Another interesting round of solitaire to start the day. I do really like playing solitaire online. Microsoft has a great product and for a couple of dollars a month I play it every day; all year long. I have been doing that for many years now ever since I discovered it online.
The quietness of the early morning is something that I have grown to appreciate once again after the busyness of my life. For 10 years I was up at 6 every morning and out the door by quarter to 7 to catch the bus to get to work at the Medical School/Ottawa Hospital. Two years at the Medical School and then eight years at the Hospital. Before that I worked for various printers proofreading and copyediting for fifteen years. Then a few years of child rearing and volunteerism. And before that we lived in southwestern Ontario. As a child I loved the early morning; my father got up at 6 and made oatmeal porridge. Before he headed off to work I would go to the kitchen and he would fill a bowl with that wonderful hot cereal and then he was off and I was left with my bowl of porridge and my own thoughts as I slowly ate the hot cereal. I never put anything on it just the lovely hot cereal. Now I add in raisins, wheat germ, wheat bran and frozen blueberries. But basically my day begins like it did when I was a child except I cook the cereal for myself.

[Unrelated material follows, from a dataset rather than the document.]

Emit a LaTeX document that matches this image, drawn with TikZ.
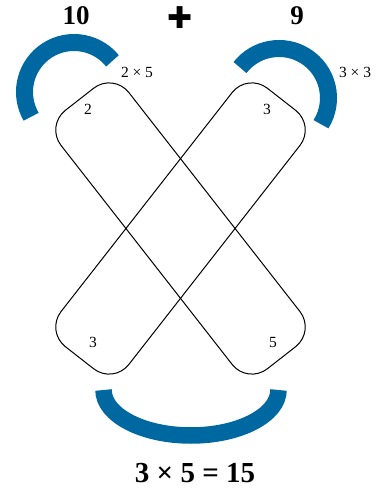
\documentclass[tikz,border=0pt]{standalone}
\usepackage{fontspec}
\setmainfont{Liberation Serif}
\newfontfamily\symfont{DejaVu Sans}
\definecolor{arcblue}{RGB}{0,104,160}
\begin{document}
\begin{tikzpicture}[x=1pt,y=1pt,
  band/.style={draw=black, line width=1pt, rectangle, inner sep=0pt,
    minimum width=328pt, minimum height=86pt, rounded corners=25pt},
  bluearc/.style={draw=arcblue, line width=17pt},
  bigtxt/.style={font=\fontsize{27}{30}\selectfont\bfseries, anchor=base, inner sep=0pt},
  smalltxt/.style={font=\fontsize{15.5}{18}\selectfont, anchor=base, inner sep=0pt}]
\useasboundingbox (0,0) rectangle (379,490);
% bands
\node[band, rotate=-52] (bandA) at (180.5,261.5) {};
\node[band, rotate=52] (bandB) at (180.5,261.5) {};
% blue arcs
\draw[bluearc] (112.47,429.15) arc[start angle=39, end angle=210, radius=49.5];
\draw[bluearc] ({279+49.5*cos(-32)},{392+49.5*sin(-32)}) arc[start angle=-32, end angle=142, radius=49.5];
\draw[bluearc, line width=16.5pt] (103.5,100) arc[start angle=180, end angle=360, x radius=87.5, y radius=45.5];
% top texts
\node[bigtxt] (ten) at (76,465) {10};
\node[bigtxt] (nine) at (297,465) {9};
\node[font=\symfont\fontsize{30}{34}\selectfont, inner sep=0pt] (plus) at (180.5,472.5) {✚};
% small labels
\node[smalltxt] (lprod) at (137,412) {2 × 5};
\node[smalltxt] (rprod) at (355,412) {3 × 3};
\node[smalltxt] (tl) at (88,375) {2};
\node[smalltxt] (tr) at (267,375) {3};
\node[smalltxt] (bl) at (93,142) {3};
\node[smalltxt] (br) at (273,142) {5};
% bottom result
\node[font=\fontsize{29}{33}\selectfont\bfseries, anchor=base, inner sep=0pt] (res) at (195,8) {3 × 5 = 15};
\end{tikzpicture}
\end{document}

Yesterday was a monumental day as I took Ed to visit our new doctor for the first time. I could feel some of the heavy responsibility for his care lifting from me and that is a good thing. I was overwhelmed with his care; I did need someone to help me with all of that. My daughters are wonderful but the one is busy with her teaching and the other with all of her own patients. We could move there for sure but we enjoy the city.
Moving forward once again and Ed is feeling stronger which is great. He would like to live to be 90. It would be nice; so nice for his grandchildren and his children. They are all devoted to him. I am a day to day person so do not think in terms of living to 90 or any age particularly. I used to be different in my teen years and think that way but life changes your perspective as it did mine. I can see a benefit to the way he thinks but it is not possible for me to do that.